Patrick Seager Hill, T.D. (16 January 1915 – 17 December 2010) was a British clothing manufacturer, who was a pioneer and developer of safety and fire protective clothing.

== Early life and military service ==
Hill was born on 16 January 1915 in Bristol, England to clothing manufacturer William John Hill and Nora Kathleen Gough of Clifton, Bristol. His uncle was noted Dallas Texas architect Bertram Charles Hill. Another uncle Stanley Frederick Hill was awarded the Military Cross & Bar in WWI. Patrick upon completion of his education at Clifton College in Bristol, served with the Honourable Artillery Company in London, and received a commission in 1934 in the Territorial Army. He also served in the Royal Horse Artillery. He was reassigned during the Second World War to the Field Artillery, and after receiving a promotion in 1942 to the rank of major, he was stationed in Basra, Iraq. He then volunteered for the Raiding Support Regiment (RSR), and was given command in 1943 of an RSR unit stationed in Albania. There he was part of a commando force that liberated the port of Sarandë (Surandi) on the Albanian Coast. He was awarded the Territorial Decoration for his bravery and leadership in the war.

== Business career ==
When Hill completed his military service in 1946, he joined the family clothing business of Wathen Gardiner & Co, being promoted in 1954 to a senior partner in the firm. He then founded Bristol Uniforms in 1964 as a subsidiary to Wathen Gardiner, and became managing director of Bristol Uniforms the following year, when it was registered in the United Kingdom as a limited company. Bristol Uniforms under his guidance pioneered the development of modern-day safety and fire protective clothing, and he was instrumental in particular in the design and development of the fire proximity suit, which was made for organizations such as the Royal Air Force, offshore oil industry and the Fire Brigade. Although the company initially traded as Wathen Gardiner & Co. / Bristol Uniforms, today it trades solely as Bristol Uniforms. The Bristol Uniforms brand was soon recognized as one of the foremost manufacturers of fire protective clothing in the world, and remains so today.

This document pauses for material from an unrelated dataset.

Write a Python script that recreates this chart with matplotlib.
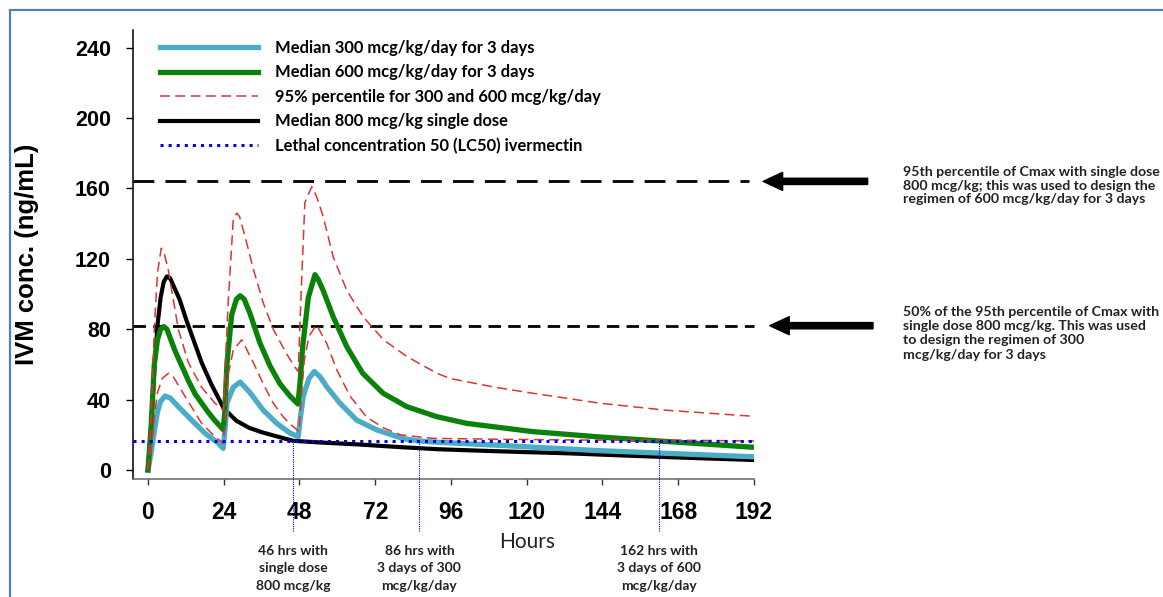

== Community involvement and final years ==

Hill in addition to his corporate responsibilities served several times in the 1960s as chairman of the Clothing Federation, and he was president in 1977 of the Anchor Society, a charitable organization in Bristol. He was also a member of the Special Forces Club, & the Royal Lymington Yacht Club. He retired in 1989 to "Stone Cross", his residence in North Stoke, near Bath to spend his final years. He died on 17 December 2010 at Stone Cross, and is interred at St. Martin's Church in North Stoke.